By Dr R Seetharaman
After a year of uncertainty about the impact of global trade wars, we are seeing the real impact in 2019 with forecasts for lower growth of trade. According to WTO, mounting trade tensions, an increase in trade-restrictive measures and continuing economic uncertainty created real challenges for world trade in 2018.
These factors and a deceleration in overall economic activity slowed momentum in global trade, restricting merchandise trade growth to 3%. This downward trend is expected to continue in 2019, with trade projected to grow by just 2.6%. Amidst the slowdown in global trade, the financial services providers will identify, develop and strengthen the right connections and what is required to succeed in a hyper-connected world.

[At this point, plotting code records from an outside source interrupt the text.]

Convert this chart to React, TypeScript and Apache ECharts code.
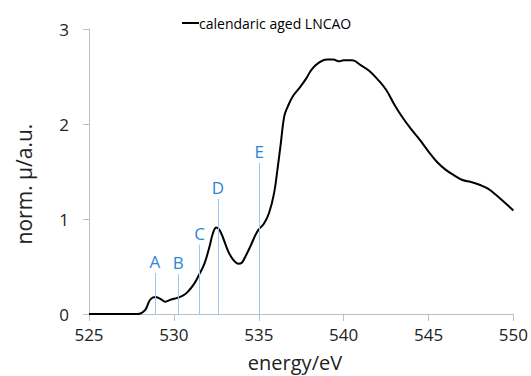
import React, { useEffect, useRef } from "react";
import * as echarts from "echarts";

const energy = [525, 526, 527, 527.9, 528.3, 528.6, 528.9, 529.2, 529.5, 529.8, 530.2, 530.5, 530.8, 531.2, 531.5, 531.8, 532.1, 532.3, 532.5, 532.7, 532.9, 533.2, 533.5, 533.8, 534.0, 534.2, 534.5, 534.8, 535.0, 535.3, 535.6, 535.9, 536.1, 536.3, 536.5, 536.7, 537.0, 537.4, 537.8, 538.1, 538.5, 539.0, 539.4, 539.7, 540.0, 540.5, 541.0, 541.5, 542.0, 542.5, 543.0, 543.5, 544.0, 544.5, 545.0, 545.5, 546.0, 546.5, 547.0, 547.5, 548.0, 548.5, 549.0, 549.5, 550.0];
const absorption = [0, 0, 0, 0, 0.04, 0.15, 0.18, 0.16, 0.13, 0.15, 0.17, 0.19, 0.23, 0.32, 0.42, 0.53, 0.71, 0.85, 0.91, 0.88, 0.8, 0.66, 0.57, 0.53, 0.54, 0.6, 0.71, 0.83, 0.89, 0.95, 1.06, 1.27, 1.52, 1.8, 2.08, 2.18, 2.29, 2.38, 2.48, 2.57, 2.64, 2.68, 2.68, 2.66, 2.67, 2.67, 2.62, 2.56, 2.47, 2.36, 2.2, 2.06, 1.94, 1.83, 1.71, 1.6, 1.52, 1.46, 1.41, 1.39, 1.36, 1.32, 1.25, 1.17, 1.09];

const markerNames = ["A", "B", "C", "D", "E"];
const markerEnergy = [528.88, 530.25, 531.52, 532.6, 535.02];
const markerHeight = [0.43, 0.42, 0.73, 1.21, 1.59];

const xTicks = { min: 525, max: 550, interval: 5 };
const yTicks = { min: 0, max: 3, interval: 1 };

const seriesName = "calendaric aged LNCAO";

export default function App() {
  const ref = useRef<HTMLDivElement>(null);
  useEffect(() => {
    if (!ref.current) return;
    document.body.style.margin = "0";
    const chart = echarts.init(ref.current, undefined, { renderer: "svg" });
    const font = "'Open Sans', sans-serif";
    const axisGray = "#BFBFBF";
    chart.setOption({
      animation: false,
      textStyle: { fontFamily: font },
      grid: { left: 89, right: 14, top: 29, bottom: 62, containLabel: false },
      legend: {
        show: true,
        data: [seriesName],
        left: 177,
        top: 11,
        icon: "rect",
        itemWidth: 17,
        itemHeight: 2,
        itemGap: 0,
        textStyle: { fontFamily: font, fontSize: 14, color: "#000", padding: [0, 0, 0, -5] },
      },
      xAxis: {
        type: "value",
        min: xTicks.min,
        max: xTicks.max,
        interval: xTicks.interval,
        axisLine: { show: true, lineStyle: { color: axisGray, width: 1 } },
        axisTick: { show: true, length: 7, inside: false, lineStyle: { color: axisGray } },
        splitLine: { show: false },
        axisLabel: { fontFamily: font, fontSize: 17, color: "#222", margin: 12 },
      },
      yAxis: {
        type: "value",
        min: yTicks.min,
        max: yTicks.max,
        interval: yTicks.interval,
        axisLine: { show: true, lineStyle: { color: axisGray, width: 1 } },
        axisTick: { show: true, length: 6, inside: false, lineStyle: { color: axisGray } },
        splitLine: { show: false },
        axisLabel: { fontFamily: font, fontSize: 17, color: "#222", margin: 20 },
      },
      graphic: [
        {
          type: "text",
          x: 295,
          y: 362,
          style: {
            text: "energy/eV",
            font: "20px 'Open Sans', sans-serif",
            fill: "#222",
            textAlign: "center",
            textVerticalAlign: "middle",
          },
        },
        {
          type: "text",
          x: 24,
          y: 184,
          rotation: Math.PI / 2,
          style: {
            text: "norm. µ/a.u.",
            font: "21px 'Open Sans', sans-serif",
            fill: "#222",
            textAlign: "center",
            textVerticalAlign: "middle",
          },
        },
      ],
      series: [
        {
          name: seriesName,
          type: "line",
          data: energy.map((e, i) => [e, absorption[i]]),
          smooth: 0.4,
          showSymbol: false,
          symbol: "none",
          lineStyle: { color: "#000", width: 2 },
          itemStyle: { color: "#000" },
          z: 3,
          markLine: {
            silent: true,
            symbol: ["none", "none"],
            lineStyle: { color: "#9DC8EC", width: 1, type: "solid" },
            label: {
              show: true,
              position: "end",
              formatter: "{b}",
              color: "#2E86D1",
              fontSize: 17,
              fontFamily: font,
              distance: 3,
            },
            data: markerNames.map((n, i) => [
              { name: n, coord: [markerEnergy[i], 0] },
              { coord: [markerEnergy[i], markerHeight[i]] },
            ]),
          },
        },
      ],
    });
    return () => chart.dispose();
  }, []);
  return <div ref={ref} style={{ width: 531, height: 376 }} />;
}
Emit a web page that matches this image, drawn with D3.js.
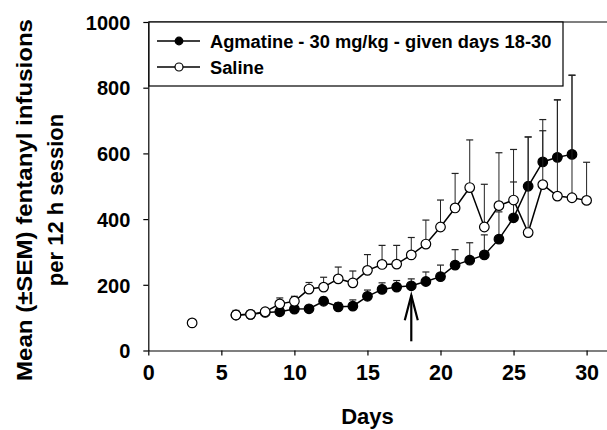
<!DOCTYPE html>
<html><head><meta charset="utf-8">
<script src="https://cdn.jsdelivr.net/npm/d3@7"></script>
<style>body{margin:0;background:#fff}svg{display:block}text{font-family:"Liberation Sans",Arial,sans-serif;font-weight:bold;fill:#000}</style>
</head><body><svg id="c" width="607" height="430"></svg>
<script>
const agmDays  = [6,7,8,9,10,11,12,13,14,15,16,17,18,19,20,21,22,23,24,25,26,27,28,29];
const agmMean  = [108,110,116,118,126,127,150,133,135,165,186,193,197,210,225,260,275,291,339,404,500,574,588,597];
const agmTop   = [108,110,118,124,136,134,162,145,154,184,206,213,218,239,260,307,328,352,422,513,650,703,763,838];
const salDays  = [3,6,7,8,9,10,11,12,13,14,15,16,17,18,19,20,21,22,23,24,25,26,27,28,29,30];
const salMean  = [84,108,110,118,142,150,187,193,218,206,244,262,263,291,324,376,434,496,376,441,458,359,505,470,465,457];
const salTop   = [84,122,112,128,160,165,207,223,254,242,292,320,320,344,397,458,539,641,506,602,612,650,669,763,838,573];
const xTicks = [0,5,10,15,20,25,30];
const yTicks = [0,200,400,600,800,1000];
const legendLabels = ["Agmatine - 30 mg/kg - given days 18-30","Saline"];
const arrowDay = 18, arrowFrom = 28, arrowTo = 168;

const svg = d3.select("#c");
const x = d3.scaleLinear().domain([0,31.5]).range([148.3,148.3+31.5*14.61]);
const y = d3.scaleLinear().domain([0,1000]).range([350.5,22]);

// axes
const xa = svg.append("g").attr("transform",`translate(0,${y(0)})`)
  .call(d3.axisBottom(x).tickValues(xTicks).tickFormat(d3.format("d")).tickSize(5).tickPadding(4).tickSizeOuter(0));
xa.selectAll("text").style("font-size","21.5px").attr("dy","0.95em");
const ya = svg.append("g").attr("transform",`translate(${x(0)},0)`)
  .call(d3.axisLeft(y).tickValues(yTicks).tickFormat(d3.format("d")).tickSize(5).tickPadding(13).tickSizeOuter(0));
ya.selectAll("text").style("font-size","20px").attr("dy","0.36em");
svg.selectAll(".domain, .tick line").attr("stroke","#000").attr("stroke-width",1.2);
// top frame line
svg.append("line").attr("x1",x(0)).attr("x2",607).attr("y1",y(1000)).attr("y2",y(1000)).attr("stroke","#000").attr("stroke-width",1.2);

// axis titles
svg.append("text").attr("x",x(15)).attr("y",424).attr("text-anchor","middle").style("font-size","22px").text("Days");
const yt = svg.append("text").attr("transform","translate(32,200) rotate(-90)").attr("text-anchor","middle").style("font-size","22px");
yt.append("tspan").attr("x",0).attr("y",0).attr("textLength",362).attr("lengthAdjust","spacingAndGlyphs").text("Mean (±SEM) fentanyl infusions");
yt.append("tspan").attr("x",0).attr("y",31).text("per 12 h session");

function series(days, mean, top, fill){
  const g = svg.append("g");
  const line = d3.line().x(d=>x(d[0])).y(d=>y(d[1]));
  const pts = days.map((d,i)=>[d,mean[i]]);
  const segs = [];
  let cur=[pts[0]];
  for(let i=1;i<pts.length;i++){ if(pts[i][0]-pts[i-1][0]===1){cur.push(pts[i]);} else {segs.push(cur);cur=[pts[i]];} }
  segs.push(cur);
  segs.forEach(s=>{ if(s.length>1) g.append("path").attr("d",line(s)).attr("fill","none").attr("stroke","#000").attr("stroke-width",1.5); });
  days.forEach((d,i)=>{
    if(top[i]>mean[i]){
      g.append("line").attr("x1",x(d)).attr("x2",x(d)).attr("y1",y(mean[i])).attr("y2",y(top[i])).attr("stroke","#222").attr("stroke-width",1);
      g.append("line").attr("x1",x(d)-3.5).attr("x2",x(d)+3.5).attr("y1",y(top[i])).attr("y2",y(top[i])).attr("stroke","#222").attr("stroke-width",1.2);
    }
  });
  g.selectAll("circle").data(pts).join("circle").attr("cx",d=>x(d[0])).attr("cy",d=>y(d[1])).attr("r",4.8)
    .attr("fill",fill).attr("stroke","#000").attr("stroke-width",1.2);
}
series(agmDays, agmMean, agmTop, "#000");
series(salDays, salMean, salTop, "#fff");

// arrow
const ax = x(arrowDay);
svg.append("line").attr("x1",ax).attr("x2",ax).attr("y1",y(arrowFrom)).attr("y2",y(arrowTo)).attr("stroke","#000").attr("stroke-width",2.2);
svg.append("path").attr("d",`M${ax-6.5},${y(arrowTo)+25} L${ax},${y(arrowTo)} L${ax+6.5},${y(arrowTo)+25}`)
  .attr("fill","none").attr("stroke","#000").attr("stroke-width",2.2);

// legend
const lg = svg.append("g");
lg.append("rect").attr("x",149).attr("y",22).attr("width",414).attr("height",64).attr("fill","#fff").attr("stroke","#000").attr("stroke-width",1.2);
legendLabels.forEach((t,i)=>{
  const yy = 41 + i*26;
  lg.append("line").attr("x1",157).attr("x2",200).attr("y1",yy).attr("y2",yy).attr("stroke","#000").attr("stroke-width",1.5);
  lg.append("circle").attr("cx",179).attr("cy",yy).attr("r",i===0?3.8:4).attr("fill",i===0?"#000":"#fff").attr("stroke","#000").attr("stroke-width",1.2);
  lg.append("text").attr("x",210).attr("y",yy+6.5).style("font-size","18.3px").text(t);
});
</script></body></html>
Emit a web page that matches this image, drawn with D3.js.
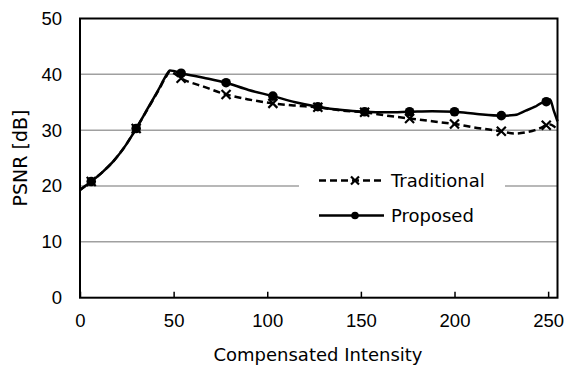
<!DOCTYPE html>
<html>
<head>
<meta charset="utf-8">
<script src="https://cdn.jsdelivr.net/npm/d3@7"></script>
<style>
  body { margin: 0; background: #fff; }
  svg { display: block; }
  text { fill: #000; }
</style>
</head>
<body>
<svg id="chart" width="567" height="365"></svg>
<script>
const xValues = [0, 6, 12, 18, 24, 30, 36, 42, 46, 48, 50, 54, 66, 78, 90, 103, 115, 127, 140, 152, 164, 176, 188, 200, 212, 225, 232, 238, 243, 246, 249, 251, 253, 255];
const traditional = [19.3, 20.8, 22.5, 24.5, 27.1, 30.3, 33.7, 37.2, 39.6, 40.5, 40.2, 39.3, 37.8, 36.4, 35.5, 34.8, 34.4, 34.1, 33.5, 33.2, 32.6, 32.1, 31.6, 31.1, 30.4, 29.8, 29.4, 29.6, 30.0, 30.4, 30.9, 31.0, 30.7, 30.1];
const proposed = [19.3, 20.8, 22.5, 24.5, 27.1, 30.3, 33.8, 37.3, 39.8, 40.7, 40.6, 40.2, 39.4, 38.5, 37.2, 36.1, 35.0, 34.2, 33.6, 33.3, 33.2, 33.3, 33.4, 33.3, 32.9, 32.6, 32.7, 33.5, 34.2, 34.8, 35.1, 35.5, 33.5, 31.6];
const markerX = [6, 30, 54, 78, 103, 127, 152, 176, 200, 225, 249];
const xTicks = [0, 50, 100, 150, 200, 250];
const yTicks = [0, 10, 20, 30, 40, 50];
const seriesNames = ["Traditional", "Proposed"];
const xTitle = "Compensated Intensity";
const yTitle = "PSNR [dB]";

const tickFont = "Liberation Sans, Arial, sans-serif";
const labelFont = "DejaVu Sans, sans-serif";

const svg = d3.select("#chart");
const x = d3.scaleLinear().domain([0, 255]).range([80, 557.5]);
const y = d3.scaleLinear().domain([0, 50]).range([297.7, 18.5]);

// gridlines
svg.append("g").selectAll("line").data(yTicks.filter(d => d > 0 && d < 50)).join("line")
  .attr("x1", x(0)).attr("x2", x(255))
  .attr("y1", d => y(d)).attr("y2", d => y(d))
  .attr("stroke", "#a0a0a0").attr("stroke-width", 1.5);

// frame
svg.append("rect").attr("x", x(0)).attr("y", y(50))
  .attr("width", x(255) - x(0)).attr("height", y(0) - y(50))
  .attr("fill", "none").attr("stroke", "#000").attr("stroke-width", 2);

// x axis ticks (inward) and labels
const xAxis = d3.axisBottom(x).tickValues(xTicks).tickSizeInner(-6).tickSizeOuter(0).tickPadding(16);
const gx = svg.append("g").attr("transform", `translate(0,${y(0)})`).call(xAxis);
gx.select(".domain").remove();
gx.selectAll(".tick line").attr("stroke", "#000").attr("stroke-width", 1.5);
gx.selectAll(".tick text").attr("font-size", 18.5).attr("font-family", tickFont).attr("fill", "#000");

// y axis labels
const yAxis = d3.axisLeft(y).tickValues(yTicks).tickSize(0).tickPadding(18);
const gy = svg.append("g").attr("transform", `translate(${x(0)},0)`).call(yAxis);
gy.select(".domain").remove();
gy.selectAll(".tick text").attr("font-size", 18.5).attr("font-family", tickFont).attr("fill", "#000");

// titles
svg.append("text").attr("x", 318).attr("y", 361).attr("text-anchor", "middle")
  .attr("font-family", labelFont).attr("font-size", 18).text(xTitle);
svg.append("text").attr("transform", "translate(27,158) rotate(-90)").attr("text-anchor", "middle")
  .attr("font-family", labelFont).attr("font-size", 19).text(yTitle);

// lines
const line = d3.line().x(d => x(d[0])).y(d => y(d[1])).curve(d3.curveMonotoneX);
const tradData = xValues.map((v, i) => [v, traditional[i]]);
const propData = xValues.map((v, i) => [v, proposed[i]]);

svg.append("path").datum(tradData).attr("d", line)
  .attr("fill", "none").attr("stroke", "#000").attr("stroke-width", 2.5)
  .attr("stroke-dasharray", "7,4");
svg.append("path").datum(propData).attr("d", line)
  .attr("fill", "none").attr("stroke", "#000").attr("stroke-width", 2.5);

function xMark(g, cx, cy, s) {
  g.append("path").attr("d", `M${cx - s},${cy - s}L${cx + s},${cy + s}M${cx - s},${cy + s}L${cx + s},${cy - s}`)
    .attr("stroke", "#000").attr("stroke-width", 2.2).attr("fill", "none");
}

const mk = svg.append("g");
tradData.filter(d => markerX.includes(d[0])).forEach(d => xMark(mk, x(d[0]), y(d[1]), 4.5));
mk.selectAll("circle").data(propData.filter(d => markerX.includes(d[0]))).join("circle")
  .attr("cx", d => x(d[0])).attr("cy", d => y(d[1])).attr("r", 4.8).attr("fill", "#000");

// legend
const lg = svg.append("g");
lg.append("rect").attr("x", 299).attr("y", 158).attr("width", 206).attr("height", 74).attr("fill", "#fff");
lg.append("line").attr("x1", 319).attr("x2", 384).attr("y1", 180.5).attr("y2", 180.5)
  .attr("stroke", "#000").attr("stroke-width", 2.5).attr("stroke-dasharray", "7,4");
xMark(lg, 355, 180.5, 4);
lg.append("text").attr("x", 391).attr("y", 187).attr("font-family", labelFont).attr("font-size", 18).text(seriesNames[0]);
lg.append("line").attr("x1", 319).attr("x2", 384).attr("y1", 215.5).attr("y2", 215.5)
  .attr("stroke", "#000").attr("stroke-width", 2.5);
lg.append("circle").attr("cx", 355).attr("cy", 215.5).attr("r", 3.8).attr("fill", "#000");
lg.append("text").attr("x", 391).attr("y", 222).attr("font-family", labelFont).attr("font-size", 18).text(seriesNames[1]);
</script>
</body>
</html>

The Sibos 2019 conference agenda will centre on the theme “Thriving in a hyper-connected world, recognising the growth opportunities available from digital technologies to initiate new platforms, value propositions and business models”.
The regulatory change, macroeconomic factors and technology-driven disruption has never been more important for banks to collaborate at the same time as continuing to compete.
New market models are being developed as banks collaborate to build new networks, and those new networks then interconnect.
The interest in data science is ever increasing. Banks are already using data science to create a more personalised customer experience, improve anomaly detection, automate processing and trading, for risk scoring of potential customers and to optimise financial crime compliance.
If banks are to embrace open banking, they need to adopt a more commercial and strategic frame of reference. Open banking is not about providing tools to fintech disrupters, it is about establishing the relevance of banks in the digital economy. We are entering a ‘world of platforms’ where vast portions of economic activity will be transacted online.
Digital platforms will incorporate financial services, there is no doubt. The only question is whether those financial services will be provided by banks, fintechs or bigtechs. If banks wish to remain relevant in the world of platforms, they must come together to agree standard APIs for the retail and wholesale financial services required by platform users.
Open banking is not about regulatory minimums, but about the banking industry securing its position as the financial layer of the digital economy. Hyper-connected customers are driving the development of the open digital economy. Banks have a fundamentally different role to play in this new world where ownership becomes sharing, product is experience, data the asset and we partner rather than build or buy. Those that adapt successfully to this new open architecture will look beyond regulation, beyond product silos, beyond segments, even beyond banking, to build new value propositions underpinned by data, trust and identity.
Over 56% of all SWIFT international transfers sent via Global Payment Initiative (GPI), we are truly entering a new era in global payments. Building on this success, we’re moving rapidly to complement the core GPI service with a raft of additional services that will further speed up, reduce friction and bring innovation in international payments.
In a future of open banking powered by APIs and blockchain, where every transaction is instant and without borders, the established finance industry has to transform to stay relevant. The challenge from the new world order is actually a prime opportunity to turn disruptors into enablers: by opening up and connecting ecosystems.
Banks with an agile mindset can fulfil their commitment to driving commerce and prosperity in their markets. Banks should master the strategy of being a connector by leveraging on technology amidst slowdown in global trade and growth, and invests in building real connections to clients, markets, and products with networks and innovative platforms.
* Dr R Seetharaman is Group CEO of Doha Bank.